By Emelie Rutherford
Plans are being made to send thousands of Mine Resistant Ambush Protected vehicles (MRAPs) from Iraq to overseas-storage facilities and domestic bases because of the drawdown of U.S. troops, Army and Marine Corps officials said.
The military services over the past two years have tapped multiple contractors for just over 16,200 of the underbelly-blast-deflecting MRAPs. Most of those hulking vehicles in Iraq–where the majority of the 10,000-plus MRAPs in theater reside–will not be sent to Afghanistan, despite the troop buildup, because they are not well suited for the Afghan terrain.
The Army currently plans to use just 2,675 MRAPs–out of its planned cadre of 12,000 mine-proof vehicles–in Afghanistan, said Army Lt. Gen. Ross Thompson, military deputy to the Army’s top acquisition official. He was quizzed last Thursday on Capitol Hill about the fate of the multi-billion-dollar vehicle fleet.
“We have looked at the enduring requirement for MRAPs,” Thompson told the House Appropriations Defense subcommittee (HAC-D).
Of the Army’s 12,000 planned MRAPs, roughly 9,500 vehicles have been identified for prepositioned storage, training, and other continued use in the force structure, he said.
“We haven’t gotten to the end-state yet on how we would use the other 2,500,” Thompson said. “Maybe some more of those will go into force structure. That’s the ongoing analysis….And foreign-military sales or leaving some of them behind with the Iraqi forces is certainly a possibility.”
The Army recently began executing a plan to ship the oldest MRAP variants to the United States for pre-deployment training, and expects the first vehicles to arrive in April, Army officials said in written testimony.
“There’s a need right now for 702 training vehicles to (alleviate) some of the training concerns that we’ve had with soldiers going over” without being trained on operating the large vehicles, said Lt. Gen. James Thurman, the Army’s deputy chief of staff for operations.
The Army has looked at putting some of its Iraq MRAPs into enabling formations such as maneuver-enhancement brigades and sustainment brigades, Thurman told lawmakers.
“We’re working right now, working with our Training and Doctrine Command, to see how we document these vehicles and put them in the actual force-structure requirement,” he said.
Additional Army MRAPs will be sent to prepositioned stocks overseas, Thurman said, without providing vehicle tallies.
Military and congressional officials have said they expect a large chunk of MRAPs to end up in such storage facilities, including those in Kuwait.
The Marine Corps plans to keep only approximately 800 of its 2,225 MRAPs with operating forces, and send the bulk of them to prepositioned stocks “for use in an area that they would be well-suited to be operated,” said Marine Lt. Gen. George Flynn, the deputy commandant for combat development and integration.
“We’re still working through the plan, but that’s the general approach right now,” Flynn told the HAC-D last Thursday.

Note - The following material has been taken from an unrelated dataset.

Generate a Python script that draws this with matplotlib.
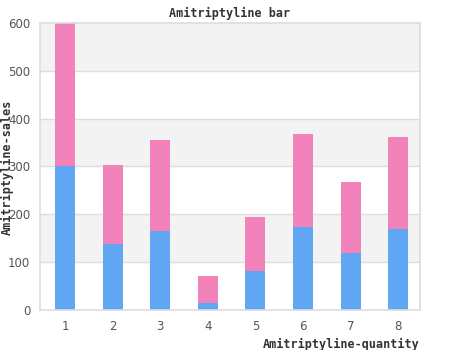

Some of the Marine Corps’ MRAPs could end up in seabased prepositioned stocks, he said.
The Marine Corps and Army are conducting a competition for the MRAP All-Terrain Vehicle (M-ATV), a lighter and more maneuverable MRAP intended for Afghanistan. The Army’s M-ATV requirement is for 2,080 vehicles, which would complement the 2,675 traditional MRAPs the service plans to use in Afghanistan, Thompson said.